Saturday, April 30, 2016

Elvis Costello / This much I know / ‘Believing you’re being watched or overheard is no longer a paranoid fantasy’

Elvis Costello
Photograph by Mary McCartney
Elvis Costello: ‘Believing you’re being watched or overheard is no longer a paranoid fantasy’

 ‘Growing up, I heard music a little differently from most people’: Elvis Costello
This much I know
The musician, 61, on social media, being British, and his love of curling

Killian Fox
Saturday 30 April 2016 14.00 BST


I don’t have any horror stories about the Catholic church. The nuns who taught me until I was 11 were very kind. I know plenty of people who had traumatic experiences, and I’d disagree with a lot of positions the church takes, but I’m glad that I went to that kind of school. I don’t think I suffered from it. It taught me to read; I can tie my shoelaces.
Growing up, I heard music a little differently from most people. If your parents are in music, it’s obviously going to affect you. For one thing, it made the boundaries that people erect between different styles of music invisible. My father [a singer and trumpet player] was obliged to play all sorts: it was his job to learn the songs of the day.
My wife [jazz musician Diana Krall] and I travel a lot. Juggling, spinning plates – all of those vaudevillian analogies apply. It’s a very fortunate job that we do, but sometimes it stretches our longing to be all together as a family [the couple have nine-year-old twin sons].
When you’re young and foolish, you tend to pursue the same mischief in every town. But as I got older I made better use of the opportunity to travel. Now, on tour, I see more of the daylight hours. My wife was just on a seven-week tour of Australia and Asia and I took our two sons out to see her. I’d never been to Australia before with nothing to do but just be in Australia.
Believing you’re being watched or overheard is no longer a paranoid fantasy. It’s actually the truth. We’d like to think it’s for our safety, but it isn’t always. There are other reasons why information is being gathered about us, whether by gangsters or by governments.
I try to stay off social media. When Taylor Swift stood up to Apple over royalties last year, I commented on it on Twitter. The next day what I said was quoted in the New York Times. I was shocked. I thought: I’d better not do that anymore. You could get into so much mischief.

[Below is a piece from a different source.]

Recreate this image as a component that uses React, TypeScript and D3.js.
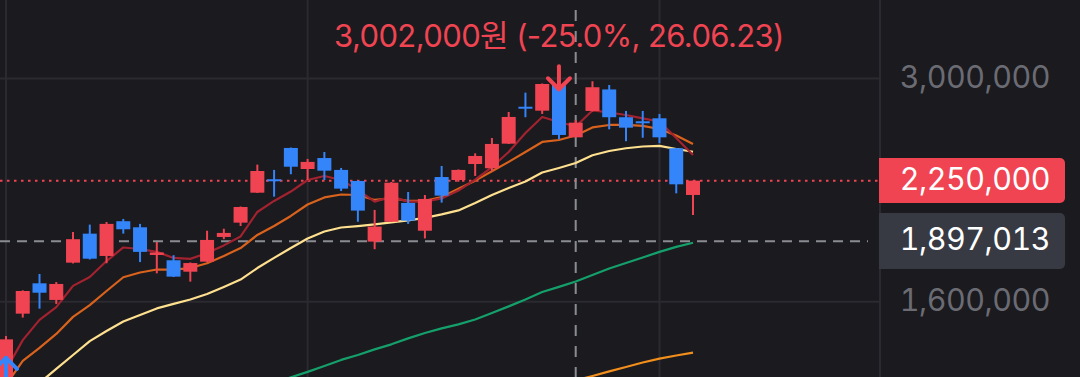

I never had big ambitions for my career – things just sort of happened. I started out playing in pubs and clubs. Next thing you know, it was the Hammersmith Palais, where I’d watched my dad play as a little boy. Then I find myself at the Royal Albert Hall. I never imagined any of it.
You can’t right the wrongs you did in the past by living differently today, but you can learn from your mistakes. That would be the clearest thing that having children has taught me. When you’re 23 or 24 you think you’re immortal – and that can make you very selfish.

I love curling. I’m fascinated by it. People trying to propel a heavy stone across ice armed only with sweeping brushes – it’s poetry in motion. I’ve no idea how you win the game, but when it’s on TV I can’t stop watching.
I try to plot a different route through my songbook [on stage] from night to night. It keeps things alive.
I’m not particularly nationalistic. I find the closed-mindedness of xenophobes bewildering as well as upsetting. If asked I’ll say I’m British, because that’s what my passport says, but I’m not sure what I actually feel. I just feel like a human – on a good day.